Essa questão de identidade prolonga-se às outras personagens - sobretudo Florence, a assistente-governanta do irmão de Greenberg com quem ele se envolve num peculiar romance, outra pessoa que está também à procura de si mesma. Florence é interpretada por Greta Gerwig, musa do movimento ultra-indie semi-improvisado americano "mumblecore", aqui na sua estreia numa produção de "primeira divisão" - e uma estreia brilhante. O realizador conhecia-a desses pequenos filmes que diz inspirá-lo: "Sempre achei que a Greta tinha algo de especial, mas todos os filmes que ela tinha feito eram maioritariamente improvisados e não tinha certeza se ela seria capaz de o reproduzir com diálogo escrito, porque eu não improviso de todo. Convidei-a para fazer uma audição e ela foi imediatamente tão boa que quase desejei poder começar a rodar naquele mesmo instante."
Paisagens urbanas
Mas a verdadeira outra grande personagem do filme é uma cidade: Los Angeles, filmada nos tons quentes e queimados do novo cinema americano dos anos 1970 por mestre Harris Savides (cúmplice regular de Gus van Sant ou David Fincher) - ou, como Baumbach diz entre risos, "quase como se estivéssemos a rodar um filme do Terrence Malick, como um sítio grandioso e gigante, mas de um modo que me fosse pessoal".
Para o realizador, nova-iorquino de gema, "Greenberg" é o seu "filme de Los Angeles", tal como "A Lula e a Baleia" era um "filme de Brooklyn". "Em ambos os filmes, escolhi sítios que conheço e em relação aos quais tenho sentimentos muito específicos - ruas por onde passo, restaurantes onde costumo ir. A Jennifer [Jason Leigh, esposa, igualmente produtora do filme] é de Los Angeles e foi com ela que comecei a ver a cidade de um modo diferente das minhas visitas profissionais. Quis pôr no écrã o modo como estes sítios são pessoais para mim."

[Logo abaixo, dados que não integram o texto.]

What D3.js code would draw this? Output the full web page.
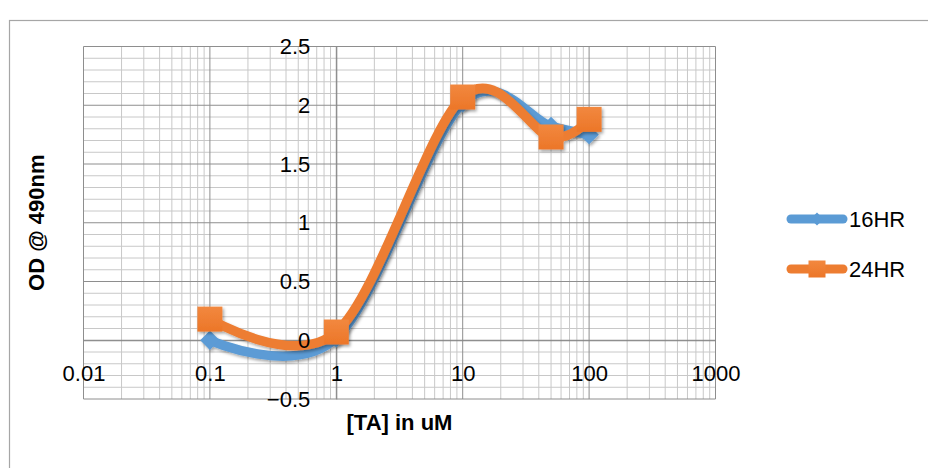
<!DOCTYPE html>
<html>
<head>
<meta charset="utf-8">
<script src="https://cdn.jsdelivr.net/npm/d3@7/dist/d3.min.js"></script>
<style>
  html, body { margin: 0; padding: 0; background: #fff; }
  svg { display: block; }
  text { font-family: "Liberation Sans", Arial, sans-serif; fill: #000; }
</style>
</head>
<body>
<svg id="chart" width="928" height="468"></svg>
<script>
// Concentration of TA (uM) and optical density readings
const concentrations = [0.1, 1, 10, 50, 100];
const od16hr = [0.0, 0.02, 2.02, 1.82, 1.75];
const od24hr = [0.18, 0.07, 2.07, 1.73, 1.88];
const seriesNames = ["16HR", "24HR"];
const xTickValues = [0.01, 0.1, 1, 10, 100, 1000];
const yTickValues = [-0.5, 0, 0.5, 1, 1.5, 2, 2.5];

const svg = d3.select("#chart");
const plot = { left: 83.5, right: 715.5, top: 46.5, bottom: 399 };

const x = d3.scaleLog().domain([0.01, 1000]).range([plot.left, plot.right]);
const y = d3.scaleLinear().domain([-0.5, 2.5]).range([plot.bottom, plot.top]);

// drop shadow for the series
const defs = svg.append("defs");
const f = defs.append("filter").attr("id", "shadow")
  .attr("x", "-30%").attr("y", "-30%").attr("width", "160%").attr("height", "160%");
f.append("feDropShadow").attr("dx", 1.5).attr("dy", 2).attr("stdDeviation", 1.6)
  .attr("flood-color", "#000").attr("flood-opacity", 0.35);
const grad = defs.append("linearGradient").attr("id", "sqFill")
  .attr("x1", 0).attr("y1", 0).attr("x2", 0).attr("y2", 1);
grad.append("stop").attr("offset", "0%").attr("stop-color", "#F2883F");
grad.append("stop").attr("offset", "100%").attr("stop-color", "#EC7628");

// chart frame
svg.append("rect").attr("x", 9.5).attr("y", 20.5).attr("width", 940).attr("height", 470)
  .attr("fill", "none").attr("stroke", "#a6a6a6").attr("stroke-width", 1.2);

// minor gridlines
const minorX = [];
for (let e = -2; e < 3; e++) for (let m = 2; m <= 9; m++) minorX.push(m * Math.pow(10, e));
const minorY = d3.range(-5, 26).map(d => d / 10).filter(v => Math.abs(Math.round(v * 2) - v * 2) > 1e-6);

const grid = svg.append("g");
grid.selectAll("line.mx").data(minorX).join("line")
  .attr("x1", d => x(d)).attr("x2", d => x(d)).attr("y1", plot.top).attr("y2", plot.bottom)
  .attr("stroke", "#c8c8c8").attr("stroke-width", 1);
grid.selectAll("line.my").data(minorY).join("line")
  .attr("x1", plot.left).attr("x2", plot.right).attr("y1", d => y(d)).attr("y2", d => y(d))
  .attr("stroke", "#c8c8c8").attr("stroke-width", 1);
// major gridlines
grid.selectAll("line.Mx").data(xTickValues).join("line")
  .attr("x1", d => x(d)).attr("x2", d => x(d)).attr("y1", plot.top).attr("y2", plot.bottom)
  .attr("stroke", "#8e8e8e").attr("stroke-width", 1);
grid.selectAll("line.My").data(yTickValues).join("line")
  .attr("x1", plot.left).attr("x2", plot.right).attr("y1", d => y(d)).attr("y2", d => y(d))
  .attr("stroke", "#8e8e8e").attr("stroke-width", 1);

// axes cross at x = 1 and y = 0
const yAxis = d3.axisLeft(y).tickValues(yTickValues).tickSize(0).tickPadding(26)
  .tickFormat(d => d3.format("")(d));
const xAxis = d3.axisBottom(x).tickValues(xTickValues).tickSize(0).tickPadding(25)
  .tickFormat(d => String(d));

// axis lines sit beneath the series
svg.append("g").attr("transform", `translate(${x(1)},0)`).call(yAxis)
  .call(g => g.select(".domain").attr("stroke", "#868686"))
  .call(g => g.selectAll(".tick").remove());
svg.append("g").attr("transform", `translate(0,${y(0)})`).call(xAxis)
  .call(g => g.select(".domain").attr("stroke", "#868686"))
  .call(g => g.selectAll(".tick").remove());

// series
const colors = ["#5B9BD5", "#ED7D31"];
const series = [od16hr, od24hr];
const line = d3.line().x(d => x(d[0])).y(d => y(d[1])).curve(d3.curveCatmullRom.alpha(0));

series.forEach((vals, i) => {
  const pts = concentrations.map((c, k) => [c, vals[k]]);
  const g = svg.append("g").attr("filter", "url(#shadow)");
  g.append("path").datum(pts).attr("d", line).attr("fill", "none")
    .attr("stroke", colors[i]).attr("stroke-width", 9.5).attr("stroke-linecap", "round")
    .attr("stroke-linejoin", "round");
  if (i === 0) {
    g.selectAll("path.m").data(pts).join("path")
      .attr("d", d3.symbol(d3.symbolDiamond2, 240)())
      .attr("transform", d => `translate(${x(d[0])},${y(d[1])})`)
      .attr("fill", colors[i]);
  } else {
    g.selectAll("rect.m").data(pts).join("rect")
      .attr("x", d => x(d[0]) - 12.5).attr("y", d => y(d[1]) - 12.5)
      .attr("width", 25).attr("height", 25).attr("fill", "url(#sqFill)");
  }
});

// tick labels drawn over the series
svg.append("g").attr("transform", `translate(${x(1)},0)`).call(yAxis)
  .call(g => g.select(".domain").remove())
  .call(g => g.selectAll("text").attr("font-size", 22).style("font-family", "Liberation Sans, Arial, sans-serif"));
svg.append("g").attr("transform", `translate(0,${y(0)})`).call(xAxis)
  .call(g => g.select(".domain").remove())
  .call(g => g.selectAll("text").attr("font-size", 22).attr("dy", "0.32em").attr("y", 34)
    .style("font-family", "Liberation Sans, Arial, sans-serif"));

// axis titles
svg.append("text").attr("x", 399.5).attr("y", 430).attr("text-anchor", "middle")
  .attr("font-size", 22).attr("font-weight", "bold").text("[TA] in uM");
svg.append("text").attr("transform", `translate(44,${(plot.top + plot.bottom) / 2}) rotate(-90)`)
  .attr("text-anchor", "middle").attr("font-size", 22).attr("font-weight", "bold").text("OD @ 490nm");

// legend
const legend = svg.append("g");
const legendY = [219, 269];
seriesNames.forEach((name, i) => {
  const g = legend.append("g");
  g.append("line").attr("x1", 791).attr("x2", 843).attr("y1", legendY[i]).attr("y2", legendY[i])
    .attr("stroke", colors[i]).attr("stroke-width", 9).attr("stroke-linecap", "round");
  if (i === 0) {
    g.append("path").attr("d", d3.symbol(d3.symbolDiamond2, 110)())
      .attr("transform", `translate(817,${legendY[i]})`).attr("fill", colors[i]);
  } else {
    g.append("rect").attr("x", 808.5).attr("y", legendY[i] - 8.5).attr("width", 17).attr("height", 17)
      .attr("fill", "url(#sqFill)");
  }
  g.append("text").attr("x", 849).attr("y", legendY[i]).attr("dy", "0.35em")
    .attr("font-size", 22).text(name);
});
</script>
</body>
</html>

E esse modo tem tanto de crítico como de apaixonado. Crítico, porque "Los Angeles é um sítio onde muita coisa está a acontecer à nossa volta sem que façamos parte disso, porque toda a gente guia, toda a gente passa o tempo no carro e vê o mundo a partir do seu mundinho - e o próprio Greenberg faz isso sem saber guiar." Apaixonado, porque "tem havido grandes filmes sobre Los Angeles que admiro - 'O Imenso Adeus' [1973] do Robert Altman, 'Bob & Carol & Ted & Alice' [1969] ou 'Blume in Love' [1973] do Paul Mazursky, 'Shampoo' [1975] do Hal Ashby... Quis fazer a minha versão desses filmes, usar Los Angeles como eles o fizeram nesses filmes, apresentá-la como uma cidade verdadeira e não como um sítio de cinema... No John Cassavetes, por exemplo, a cidade é uma parte tão grande da intensidade das relações e das personagens em muitos dos seus filmes, como "Uma Mulher sob Influência" [1974]. E isso é algo que eu senti que queria tentar, à minha maneira."